A l’instar de l’affaire Snowden, être lanceur d’alerte n’est pas sans risques et peut mener à des représailles lourdement conséquentes. C’est le cas également pour les alertes concernant les atteintes à l’environnement, de plus en plus nombreuses devant une prise de conscience grandissante en matière d’environnement.

C’est pour parer à la disparité des législations entre les Etats membres concernant les lanceurs d’alerte que l’Union Européenne a voulu initier une directive. Si certains Etats membres disposent d’une solide protection en la matière, d’autres comme l’Espagne ou la Grèce ne fournissent aucune protection. Cela posait donc le souci d’inégalités de protection des travailleurs au sein de l’Union Européenne, inégalités constatées même au sein d’une même entreprise avec des activités implantées dans différents pays de l’UE.

Les Etats membres ont donc conclu un accord le 11 mars dernier visant à protéger les lanceurs d’alerte signalant une infraction au sein de leur entreprise ou auprès des autorités nationales ou européennes. L’accord vise notamment à protéger les lanceurs d’alerte d’une rétrogradation ou d’un licenciement, représailles les plus courantes et prévisibles dans ce type de situation. La directive prévoit entre autres que les lanceurs d’alerte aient le droit, ainsi que leur entourage, à garder l’anonymat et à un traitement confidentiel de leur alerte.

Les eurodéputés ont retenu une conception large du lanceur d’alerte afin de garantir une protection maximale : « tout travailleur du secteur public ou privé ou tout contractuel qui divulgue, tente de divulguer ou est perçu comme divulguant des informations d'intérêt public ou concernant une menace ou un préjudice à l'intérêt public, dont il a pris connaissance dans le cadre de sa relation de travail. »

Si bon nombre d’eurodéputés de tous bords politiques se sont exprimés en faveur de ce texte, une partie conséquente des conservateurs a souhaité en restreindre le champ d’application. Certains Etats, et notamment la France et l’Allemagne ont également souhaité en limiter l’étendue.

L’accord comprend finalement un champ d’application du texte relativement large, et concernerait des domaines aussi variés que l’environnement, la fiscalité des entreprises, les marchés publics, la prévention du blanchiment de capitaux et du financement du terrorisme, la protection des données, le bien-être animal, la sûreté nucléaire ou encore la sécurité des denrées alimentaires et des transports. Ce champ d’application pourrait être davantage élargi par les Etats membres au moment de la transposition de la directive.

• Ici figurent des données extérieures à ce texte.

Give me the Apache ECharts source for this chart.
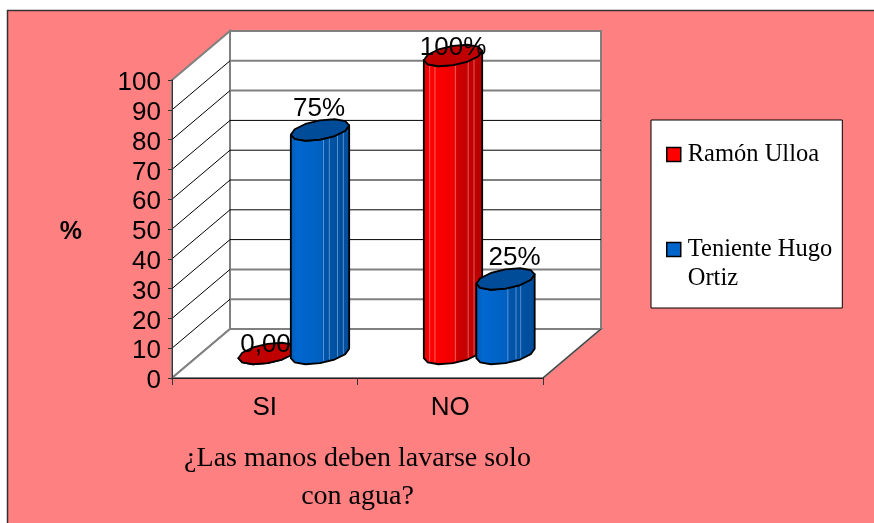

Il est précisé dans la directive que la charge de la preuve pèsera sur les personnes directement impliquées dans l’alerte, qui devront le cas échéant prouver l’absence de menace pour l’intérêt public.

Mais cet accord se veut réaliste et plusieurs eurodéputés ont admis que cette mesure ne pourrait empêcher les employeurs de recourir à des représailles. En revanche, les employeurs seraient sanctionnés s’il recourraient à ce type de répressions.

La rapporteure du texte Virginie Rozière s’est exprimée sur une autre limite de cet accord : “Il y a également des chances pour que des lanceurs d’alerte se retrouvent encore devant les tribunaux, subissent le soupçon voire l’isolement. Mais l’esprit de l’accord est de rééquilibrer le rapport de force. Il s’agit là d’un signal fort en matière de justice, de démocratie et de citoyenneté. C’est un bon texte pour les Européens et les lanceurs d’alerte pour qui il coûte de mettre au jour des infractions.”

Par ailleurs, plusieurs eurodéputés se sont exprimés sur leur regret quant au fait que seuls les personnes physiques pourront être protégées par ce texte, et non les personnes morales. Le cas des ONG est en effet revenu fréquemment dans les discussions autour de cet accord.

La directive devrait être validée entre le 15 et 19 avril prochain en plénière à Strasbourg, soit à la dernière session avant les élections européennes.